Here we outline the key steps on CIFAR10. Complete Python code is given in examples/cifar_example.py.

Common setups

First, choose a batch size and prepare the dataset and data loader as in this PyTorch tutorial:

import torch, torchvision

batch_size = 128
trainset = torchvision.datasets.CIFAR10(root='../data', train=True, ...)
trainloader = torch.utils.data.DataLoader(trainset, batch_size=batch_size, ...)

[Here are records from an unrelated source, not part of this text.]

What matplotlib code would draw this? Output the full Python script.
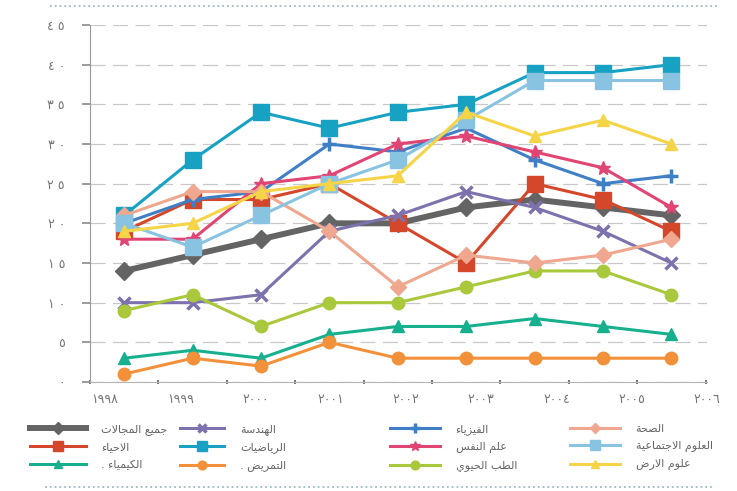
import matplotlib
matplotlib.use("Agg")
import matplotlib.pyplot as plt
from matplotlib.lines import Line2D
import numpy as np

# data
years = [1998, 1999, 2000, 2001, 2002, 2003, 2004, 2005, 2006]
all_fields = [14, 16, 18, 20, 20, 22, 23, 22, 21]
biology = [19, 23, 23, 25, 20, 15, 25, 23, 19]
chemistry = [3, 4, 3, 6, 7, 7, 8, 7, 6]
engineering = [10, 10, 11, 19, 21, 24, 22, 19, 15]
maths = [21, 28, 34, 32, 34, 35, 39, 39, 40]
nursing = [1, 3, 2, 5, 3, 3, 3, 3, 3]
physics = [20, 23, 24, 30, 29, 32, 28, 25, 26]
psychology = [18, 18, 25, 26, 30, 31, 29, 27, 22]
biomedical = [9, 11, 7, 10, 10, 12, 14, 14, 11]
health = [21, 24, 24, 19, 12, 16, 15, 16, 18]
social = [20, 17, 21, 25, 28, 33, 38, 38, 38]
earth = [19, 20, 24, 25, 26, 34, 31, 33, 30]

names = ["جميع المجالات", "الاحياء", "الكيمياء .",
         "الهندسة", "الرياضيات", "التمريض .",
         "الفيزياء", "علم النفس", "الطب الحيوي",
         "الصحة", "العلوم الاجتماعية", "علوم الارض"]
series = [all_fields, biology, chemistry, engineering, maths, nursing,
          physics, psychology, biomedical, health, social, earth]
colors = ["#646464", "#d4472b", "#17b08e", "#7d72ad", "#17a2c4", "#f3913a",
          "#3f7fc6", "#e04573", "#a9c83b", "#f0a78f", "#88c4e2", "#f6d448"]
markers = ["D", "s", "^", "x", "s", "o", "+", "*", "o", "D", "s", "^"]
msizes = [9, 11, 9, 9, 11, 9, 10, 10, 9, 8, 11, 9]
widths = [4.3, 2.2, 2.2, 2.2, 2.2, 2.2, 2.2, 2.2, 2.2, 2.2, 2.2, 2.2]

# simple arabic shaping (matplotlib has no bidi / joining support)
DUAL = {'ب': 0xFE8F, 'ت': 0xFE95, 'ج': 0xFE9D, 'ح': 0xFEA1, 'س': 0xFEB1,
        'ص': 0xFEB9, 'ض': 0xFEBD, 'ط': 0xFEC1, 'ع': 0xFEC9, 'ف': 0xFED1,
        'ك': 0xFED9, 'ل': 0xFEDD, 'م': 0xFEE1, 'ن': 0xFEE5, 'ه': 0xFEE9,
        'ي': 0xFEF1}
RIGHT = {'ا': 0xFE8D, 'ة': 0xFE93, 'د': 0xFEA9, 'ر': 0xFEAD, 'ز': 0xFEAF,
         'و': 0xFEED}


def shape(text):
    tokens = []
    i = 0
    while i < len(text):
        if text[i] == 'ل' and i + 1 < len(text) and text[i + 1] == 'ا':
            tokens.append('LA')
            i += 2
        else:
            tokens.append(text[i])
            i += 1
    out = []
    for k, t in enumerate(tokens):
        prev = tokens[k - 1] if k > 0 else None
        nxt = tokens[k + 1] if k + 1 < len(tokens) else None
        p = prev in DUAL and (t in DUAL or t in RIGHT or t == 'LA')
        n = t in DUAL and (nxt in DUAL or nxt in RIGHT or nxt == 'LA')
        if t == 'LA':
            out.append('\ufefc' if p else '\ufefb')
        elif t in DUAL:
            out.append(chr(DUAL[t] + (3 if p and n else 2 if n else 1 if p else 0)))
        elif t in RIGHT:
            out.append(chr(RIGHT[t] + (1 if p else 0)))
        elif t == 'ء':
            out.append('\ufe80')
        else:
            out.append(t)
    return ''.join(reversed(out))


AR_DIGITS = str.maketrans('0123456789', '٠١٢٣٤٥٦٧٨٩')

plt.rcParams['font.family'] = ['DejaVu Sans']

fig = plt.figure(figsize=(7.37, 4.91), dpi=100)
ax = fig.add_axes([90 / 737, 1 - 382 / 491, (707 - 90) / 737, (382 - 25) / 491])

x = np.arange(len(years))
handles = []
for vals, name, c, m, ms, lw in zip(series, names, colors, markers, msizes, widths):
    mew = 2.5 if m in ("x", "+") else 1
    h, = ax.plot(x, vals, color=c, lw=lw, marker=m, ms=ms, mec=c, mfc=c, mew=mew,
                 label=shape(name), solid_joinstyle="round")
    handles.append(h)

ax.set_xlim(-0.5, len(years) - 0.5)
ax.set_ylim(0, 45)

yt = np.arange(0, 50, 5)
ax.set_yticks(yt)
ax.set_yticklabels([' '.join(str(v).translate(AR_DIGITS)) for v in yt],
                   fontsize=9, color="#777777")
ax.tick_params(axis="y", direction="out", length=6, width=1.2, color="#8a8a8a", pad=12)

ax.set_xticks(np.arange(-0.5, len(years), 1))
ax.set_xticklabels([])
ax.tick_params(axis="x", which="major", direction="inout", length=3, width=1.5, color="#777777")
ax.set_xticks(-0.28 + 1.1 * x, minor=True)
ax.set_xticklabels([str(y).translate(AR_DIGITS) for y in years], minor=True,
                   fontsize=9, color="#777777")
ax.tick_params(axis="x", which="minor", length=0, pad=8)

ax.grid(axis="y", linestyle=(0, (12, 6)), color="#c8c8c8", lw=0.9)
ax.set_axisbelow(True)
for s in ["top", "right"]:
    ax.spines[s].set_visible(False)
ax.spines["left"].set_color("#9a9a9a")
ax.spines["bottom"].set_color("#b5b5b5")

# legend, four columns placed like the reference
col_x = [30, 180, 390, 570]
col_len = [5.0, 4.0, 4.5, 4.5]
for c, x0 in enumerate(col_x):
    leg = fig.legend(handles=handles[c * 3:(c + 1) * 3], loc="upper left",
                     bbox_to_anchor=(x0 / 737, 1 - 424 / 491), frameon=False,
                     fontsize=8, handlelength=col_len[c], handletextpad=1.4,
                     labelspacing=0.65, borderpad=0, borderaxespad=0, markerscale=0.7)
    for t in leg.get_texts():
        t.set_color("#666666")

# dotted rules above and below
fig.add_artist(Line2D([50 / 737, 720 / 737], [1 - 6 / 491] * 2, ls=":", lw=1.3,
                      color="#9fbac2", transform=fig.transFigure))
fig.add_artist(Line2D([45 / 737, 715 / 737], [1 - 487 / 491] * 2, ls=":", lw=1.3,
                      color="#9fbac2", transform=fig.transFigure))

fig.savefig("out.png", dpi=100)
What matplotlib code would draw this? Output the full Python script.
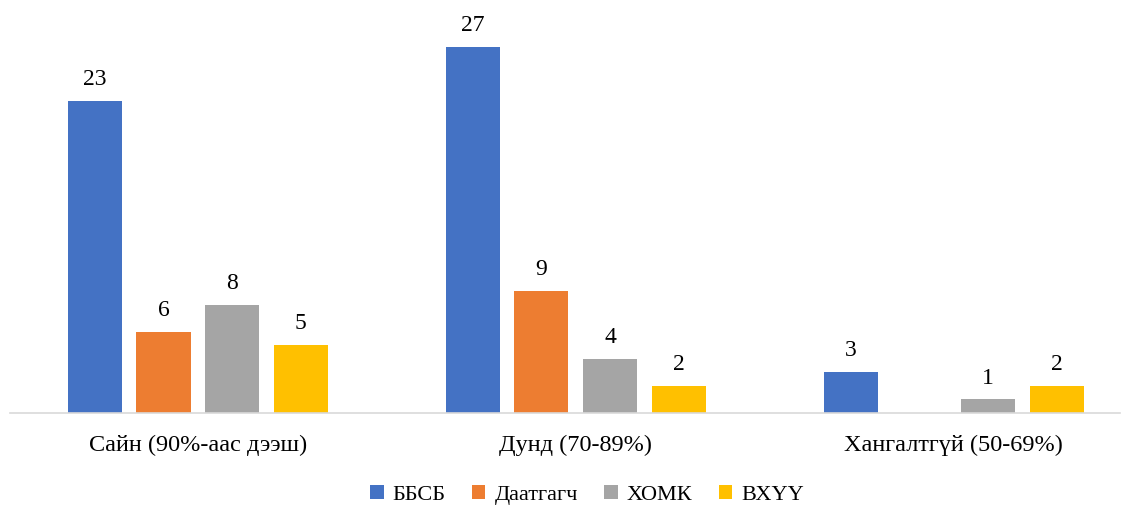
import matplotlib.pyplot as plt
import numpy as np

plt.rcParams['font.family'] = ['Liberation Serif', 'DejaVu Serif']

categories = ['Сайн (90%-аас дээш)', 'Дунд (70-89%)', 'Хангалтгүй (50-69%)']
series_names = ['ББСБ', 'Даатгагч', 'ХОМК', 'ВХҮҮ']
bbsb = [23, 27, 3]
daatgagch = [6, 9, 0]
homk = [8, 4, 1]
vhuu = [5, 2, 2]
colors = ['#4472C4', '#ED7D31', '#A5A5A5', '#FFC000']

series = [bbsb, daatgagch, homk, vhuu]

fig = plt.figure(figsize=(11.29, 5.05), dpi=100)
ax = fig.add_axes([10 / 1129, 92 / 505, 1110 / 1129, 413 / 505])

x = np.arange(len(categories))
step = 0.1817
width = 0.1429
for i, (name, vals, c) in enumerate(zip(series_names, series, colors)):
    pos = x + (i - 1.5) * step
    bars = ax.bar(pos, vals, width=width, color=c, label=name)
    for b, v in zip(bars, vals):
        if v > 0:
            ax.text(b.get_x() + b.get_width() / 2, v + 0.8, str(v),
                    ha='center', va='bottom', fontsize=17)

ax.set_xlim(-0.497, 2.44)
ax.set_ylim(0, 30.46)
ax.set_xticks(x)
ax.set_xticklabels(categories, fontsize=17.5)
ax.tick_params(axis='x', length=0, pad=16)
ax.set_yticks([])
for s in ['top', 'right', 'left']:
    ax.spines[s].set_visible(False)
ax.spines['bottom'].set_color('#D9D9D9')
ax.spines['bottom'].set_linewidth(1.2)

fig.legend(loc='lower center', bbox_to_anchor=(0.52, -0.04), ncol=4, frameon=False,
           fontsize=16, handlelength=0.6, handleheight=0.6, handletextpad=0.4,
           columnspacing=1.2)

fig.savefig('out.png', dpi=100)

Choose device, network model, and loss function:

device = 'cuda' if torch.cuda.is_available() else 'cpu'
net = torchvision.models.resnet18().to(device)
loss_func = torch.nn.CrossEntropyLoss()

SALSA

Import statopt, and initialize SALSA with a small learning rate and two extra parameters:

import statopt

gamma = math.sqrt(batch_size/len(trainset))             # smoothing parameter for line search
testfreq = min(1000, len(trainloader))                  # frequency to perform statistical test 

optimizer = statopt.SALSA(net.parameters(), lr=1e-3,            # any small initial learning rate 
                          momentum=0.9, weight_decay=5e-4,      # common choices for CIFAR10/100
                          gamma=gamma, testfreq=testfreq)       # two extra parameters for SALSA

Training code using SALSA

for epoch in range(100):
    for (images, labels) in trainloader:
        net.train()	# always switch to train() mode
    
        # Compute model outputs and loss function 
        images, labels = images.to(device), labels.to(device)
        loss = loss_func(net(images), labels)
    
        # Compute gradient with back-propagation 
        optimizer.zero_grad()
        loss.backward()
    
        # SALSA requires a closure function for line search
        def eval_loss(eval_mode=True):
            if eval_mode:
                net.eval()
            with torch.no_grad():
                loss = loss_func(net(images), labels)
            return loss

        optimizer.step(closure=eval_loss)

SASA

SASA requires a good (hand-tuned) initial learning rate like most other optimizers, but do not use line search:

optimizer = statopt.SASA(net.parameters(), lr=1.0,              # need a good initial learning rate 
                         momentum=0.9, weight_decay=5e-4,       # common choices for CIFAR10/100
                         testfreq=testfreq)                     # frequency for statistical tests

Within the training loop: optimizer.step() does NOT need any closure function.